## Begin

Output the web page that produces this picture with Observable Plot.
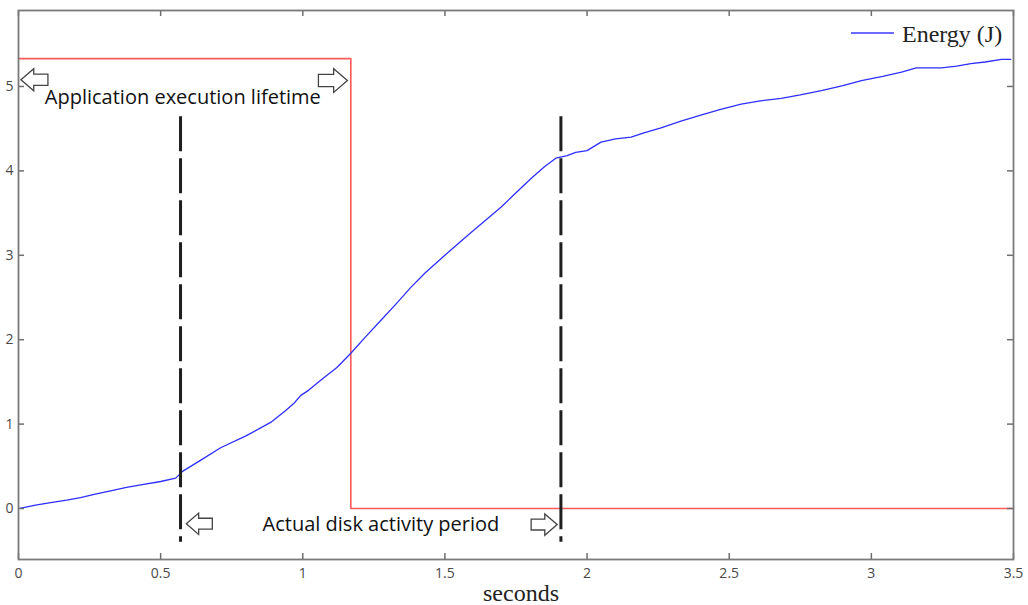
<!DOCTYPE html>
<html><head><meta charset="utf-8">
<script src="https://cdn.jsdelivr.net/npm/d3@7"></script>
<script src="https://cdn.jsdelivr.net/npm/@observablehq/plot@0.6"></script>
<style>
body{margin:0;background:#fff;}
#wrap{position:relative;width:1028px;height:605px;}
#legendText{position:absolute;left:902px;top:23px;line-height:22px;font-family:"Liberation Serif",serif;font-size:24px;color:#222;white-space:nowrap;}
#legendLine{position:absolute;left:851px;top:28px;}
</style></head><body>
<div id="wrap">
<svg id="legendLine" width="44" height="10"><line x1="0" x2="43" y1="5" y2="5" stroke="#3a3aff" stroke-width="1.5"/></svg>
<span id="legendText">Energy (J)</span>
</div>
<script>
// Energy curve (seconds, joules)
const time   = [0, 0.06, 0.113, 0.17, 0.218, 0.27, 0.324, 0.38, 0.43, 0.5, 0.553, 0.577, 0.64, 0.711, 0.8, 0.887, 0.94, 0.97, 0.993, 1.02, 1.063, 1.12, 1.169, 1.22, 1.275, 1.33, 1.38, 1.43, 1.486, 1.54, 1.592, 1.645, 1.697, 1.75, 1.803, 1.85, 1.89, 1.93, 1.96, 2.0, 2.049, 2.1, 2.155, 2.2, 2.26, 2.33, 2.40, 2.47, 2.542, 2.61, 2.683, 2.75, 2.824, 2.9, 2.965, 3.04, 3.106, 3.158, 3.2, 3.246, 3.3, 3.35, 3.4, 3.458, 3.49];
const energy = [0, 0.04, 0.07, 0.10, 0.13, 0.17, 0.21, 0.25, 0.28, 0.32, 0.36, 0.44, 0.57, 0.72, 0.86, 1.02, 1.16, 1.25, 1.34, 1.40, 1.52, 1.67, 1.84, 2.03, 2.23, 2.43, 2.62, 2.79, 2.96, 3.12, 3.27, 3.42, 3.57, 3.74, 3.91, 4.05, 4.15, 4.18, 4.22, 4.24, 4.34, 4.38, 4.40, 4.45, 4.51, 4.59, 4.66, 4.73, 4.79, 4.83, 4.86, 4.90, 4.95, 5.01, 5.07, 5.12, 5.17, 5.22, 5.22, 5.22, 5.24, 5.27, 5.29, 5.32, 5.32];
// Application execution lifetime (red step)
const lifetimeX = [0, 1.169, 3.5];
const lifetimeY = [5.33, 0, 0];
// Disk activity markers (black dashed)
const markerX = [0.57, 1.908];
const markerTop = 4.64, markerBottom = -0.40;
// Annotations
const noteText = ["Application execution lifetime", "Actual disk activity period"];
const noteX = [0.578, 1.275];
const noteY = [4.87, -0.19];
const arrowDir = ["left", "right", "left", "right"];
const arrowX = [0.056, 1.106, 0.636, 1.849];
const arrowY = [5.08, 5.07, -0.18, -0.19];
const arrowR = [13.5, 14.5, 13, 13];
// Axes
const xTicks = [0, 0.5, 1, 1.5, 2, 2.5, 3, 3.5];
const yTicks = [0, 1, 2, 3, 4, 5];
const xDomain = [0, 3.5];
const yDomain = [-0.604, 5.9];

const curve = time.map((t, i) => ({t, e: energy[i]}));
const step = lifetimeX.map((x, i) => ({x, y: lifetimeY[i]}));
const notes = noteText.map((text, i) => ({text, x: noteX[i], y: noteY[i]}));
const arrows = arrowDir.map((dir, i) => ({dir, x: arrowX[i], y: arrowY[i], r: arrowR[i]}));

// outlined block-arrow symbols
function blockArrow(sign) {
  return {
    draw(ctx, size) {
      const r = Math.sqrt(size / Math.PI);
      const head = 0.95 * r, hh = 0.82 * r, sh = 0.42 * r;
      const tip = sign * r, neck = sign * (r - head), tail = -sign * r;
      ctx.moveTo(tip, 0);
      ctx.lineTo(neck, -hh);
      ctx.lineTo(neck, -sh);
      ctx.lineTo(tail, -sh);
      ctx.lineTo(tail, sh);
      ctx.lineTo(neck, sh);
      ctx.lineTo(neck, hh);
      ctx.closePath();
    }
  };
}
const arrowLeft = blockArrow(-1), arrowRight = blockArrow(1);

const tickColor = "#6e6e6e";
const chart = Plot.plot({
  width: 1028, height: 605,
  marginLeft: 18, marginRight: 15, marginTop: 10, marginBottom: 46,
  style: {fontFamily: "'Open Sans', sans-serif", fontSize: "14px", color: "#4a4a4a", background: "#fff"},
  x: {domain: xDomain},
  y: {domain: yDomain},
  r: {type: "identity"},
  marks: [
    Plot.axisX(xTicks, {tickSize: 0, tickPadding: 9, tickFormat: d => String(d), label: null}),
    Plot.axisY(yTicks, {tickSize: 0, tickPadding: 5, tickFormat: d => String(d), label: null}),
    Plot.line(step, {x: "x", y: "y", curve: "step-after", stroke: "#ff5a5a", strokeWidth: 1.6}),
    Plot.line(curve, {x: "t", y: "e", stroke: "#2f2fff", strokeWidth: 1.3}),
    Plot.ruleX(markerX, {x: d => d, y1: markerTop, y2: markerBottom, stroke: "#1e1e1e", strokeWidth: 3, strokeDasharray: "35,7"}),
    Plot.text(notes, {x: "x", y: "y", text: "text", fontSize: 20, fontFamily: "'Open Sans', sans-serif", fill: "#111"}),
    Plot.dot(arrows, {x: "x", y: "y", r: "r", symbol: d => d.dir === "left" ? arrowLeft : arrowRight, fill: "#fff", stroke: "#444", strokeWidth: 1.3}),
    Plot.ruleX(xTicks, {x: d => d, y1: yDomain[0], y2: yDomain[0], insetTop: -6, stroke: tickColor, strokeWidth: 1.5}),
    Plot.ruleX(xTicks, {x: d => d, y1: yDomain[1], y2: yDomain[1], insetBottom: -6, stroke: tickColor, strokeWidth: 1.5}),
    Plot.ruleY(yTicks, {y: d => d, x1: xDomain[0], x2: xDomain[0], insetRight: -6, stroke: tickColor, strokeWidth: 1.5}),
    Plot.ruleY(yTicks, {y: d => d, x1: xDomain[1], x2: xDomain[1], insetLeft: -6, stroke: tickColor, strokeWidth: 1.5}),
    Plot.frame({stroke: "#7a7a7a", strokeWidth: 1.8}),
    Plot.text(["seconds"], {frameAnchor: "bottom", lineAnchor: "bottom", dx: 5, dy: 41, text: d => d, fontFamily: "'Liberation Serif', serif", fontSize: 24, fill: "#222"})
  ]
});
document.getElementById("wrap").prepend(chart);
</script>
</body></html>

## End

Task to complete -> Reproduce the data above in full, exactly as it is, with the pictures left out.

Final result ->
Output the web page that produces this picture with Observable Plot.
<!DOCTYPE html>
<html><head><meta charset="utf-8">
<script src="https://cdn.jsdelivr.net/npm/d3@7"></script>
<script src="https://cdn.jsdelivr.net/npm/@observablehq/plot@0.6"></script>
<style>
body{margin:0;background:#fff;}
#wrap{position:relative;width:1028px;height:605px;}
#legendText{position:absolute;left:902px;top:23px;line-height:22px;font-family:"Liberation Serif",serif;font-size:24px;color:#222;white-space:nowrap;}
#legendLine{position:absolute;left:851px;top:28px;}
</style></head><body>
<div id="wrap">
<svg id="legendLine" width="44" height="10"><line x1="0" x2="43" y1="5" y2="5" stroke="#3a3aff" stroke-width="1.5"/></svg>
<span id="legendText">Energy (J)</span>
</div>
<script>
// Energy curve (seconds, joules)
const time   = [0, 0.06, 0.113, 0.17, 0.218, 0.27, 0.324, 0.38, 0.43, 0.5, 0.553, 0.577, 0.64, 0.711, 0.8, 0.887, 0.94, 0.97, 0.993, 1.02, 1.063, 1.12, 1.169, 1.22, 1.275, 1.33, 1.38, 1.43, 1.486, 1.54, 1.592, 1.645, 1.697, 1.75, 1.803, 1.85, 1.89, 1.93, 1.96, 2.0, 2.049, 2.1, 2.155, 2.2, 2.26, 2.33, 2.40, 2.47, 2.542, 2.61, 2.683, 2.75, 2.824, 2.9, 2.965, 3.04, 3.106, 3.158, 3.2, 3.246, 3.3, 3.35, 3.4, 3.458, 3.49];
const energy = [0, 0.04, 0.07, 0.10, 0.13, 0.17, 0.21, 0.25, 0.28, 0.32, 0.36, 0.44, 0.57, 0.72, 0.86, 1.02, 1.16, 1.25, 1.34, 1.40, 1.52, 1.67, 1.84, 2.03, 2.23, 2.43, 2.62, 2.79, 2.96, 3.12, 3.27, 3.42, 3.57, 3.74, 3.91, 4.05, 4.15, 4.18, 4.22, 4.24, 4.34, 4.38, 4.40, 4.45, 4.51, 4.59, 4.66, 4.73, 4.79, 4.83, 4.86, 4.90, 4.95, 5.01, 5.07, 5.12, 5.17, 5.22, 5.22, 5.22, 5.24, 5.27, 5.29, 5.32, 5.32];
// Application execution lifetime (red step)
const lifetimeX = [0, 1.169, 3.5];
const lifetimeY = [5.33, 0, 0];
// Disk activity markers (black dashed)
const markerX = [0.57, 1.908];
const markerTop = 4.64, markerBottom = -0.40;
// Annotations
const noteText = ["Application execution lifetime", "Actual disk activity period"];
const noteX = [0.578, 1.275];
const noteY = [4.87, -0.19];
const arrowDir = ["left", "right", "left", "right"];
const arrowX = [0.056, 1.106, 0.636, 1.849];
const arrowY = [5.08, 5.07, -0.18, -0.19];
const arrowR = [13.5, 14.5, 13, 13];
// Axes
const xTicks = [0, 0.5, 1, 1.5, 2, 2.5, 3, 3.5];
const yTicks = [0, 1, 2, 3, 4, 5];
const xDomain = [0, 3.5];
const yDomain = [-0.604, 5.9];

const curve = time.map((t, i) => ({t, e: energy[i]}));
const step = lifetimeX.map((x, i) => ({x, y: lifetimeY[i]}));
const notes = noteText.map((text, i) => ({text, x: noteX[i], y: noteY[i]}));
const arrows = arrowDir.map((dir, i) => ({dir, x: arrowX[i], y: arrowY[i], r: arrowR[i]}));

// outlined block-arrow symbols
function blockArrow(sign) {
  return {
    draw(ctx, size) {
      const r = Math.sqrt(size / Math.PI);
      const head = 0.95 * r, hh = 0.82 * r, sh = 0.42 * r;
      const tip = sign * r, neck = sign * (r - head), tail = -sign * r;
      ctx.moveTo(tip, 0);
      ctx.lineTo(neck, -hh);
      ctx.lineTo(neck, -sh);
      ctx.lineTo(tail, -sh);
      ctx.lineTo(tail, sh);
      ctx.lineTo(neck, sh);
      ctx.lineTo(neck, hh);
      ctx.closePath();
    }
  };
}
const arrowLeft = blockArrow(-1), arrowRight = blockArrow(1);

const tickColor = "#6e6e6e";
const chart = Plot.plot({
  width: 1028, height: 605,
  marginLeft: 18, marginRight: 15, marginTop: 10, marginBottom: 46,
  style: {fontFamily: "'Open Sans', sans-serif", fontSize: "14px", color: "#4a4a4a", background: "#fff"},
  x: {domain: xDomain},
  y: {domain: yDomain},
  r: {type: "identity"},
  marks: [
    Plot.axisX(xTicks, {tickSize: 0, tickPadding: 9, tickFormat: d => String(d), label: null}),
    Plot.axisY(yTicks, {tickSize: 0, tickPadding: 5, tickFormat: d => String(d), label: null}),
    Plot.line(step, {x: "x", y: "y", curve: "step-after", stroke: "#ff5a5a", strokeWidth: 1.6}),
    Plot.line(curve, {x: "t", y: "e", stroke: "#2f2fff", strokeWidth: 1.3}),
    Plot.ruleX(markerX, {x: d => d, y1: markerTop, y2: markerBottom, stroke: "#1e1e1e", strokeWidth: 3, strokeDasharray: "35,7"}),
    Plot.text(notes, {x: "x", y: "y", text: "text", fontSize: 20, fontFamily: "'Open Sans', sans-serif", fill: "#111"}),
    Plot.dot(arrows, {x: "x", y: "y", r: "r", symbol: d => d.dir === "left" ? arrowLeft : arrowRight, fill: "#fff", stroke: "#444", strokeWidth: 1.3}),
    Plot.ruleX(xTicks, {x: d => d, y1: yDomain[0], y2: yDomain[0], insetTop: -6, stroke: tickColor, strokeWidth: 1.5}),
    Plot.ruleX(xTicks, {x: d => d, y1: yDomain[1], y2: yDomain[1], insetBottom: -6, stroke: tickColor, strokeWidth: 1.5}),
    Plot.ruleY(yTicks, {y: d => d, x1: xDomain[0], x2: xDomain[0], insetRight: -6, stroke: tickColor, strokeWidth: 1.5}),
    Plot.ruleY(yTicks, {y: d => d, x1: xDomain[1], x2: xDomain[1], insetLeft: -6, stroke: tickColor, strokeWidth: 1.5}),
    Plot.frame({stroke: "#7a7a7a", strokeWidth: 1.8}),
    Plot.text(["seconds"], {frameAnchor: "bottom", lineAnchor: "bottom", dx: 5, dy: 41, text: d => d, fontFamily: "'Liberation Serif', serif", fontSize: 24, fill: "#222"})
  ]
});
document.getElementById("wrap").prepend(chart);
</script>
</body></html>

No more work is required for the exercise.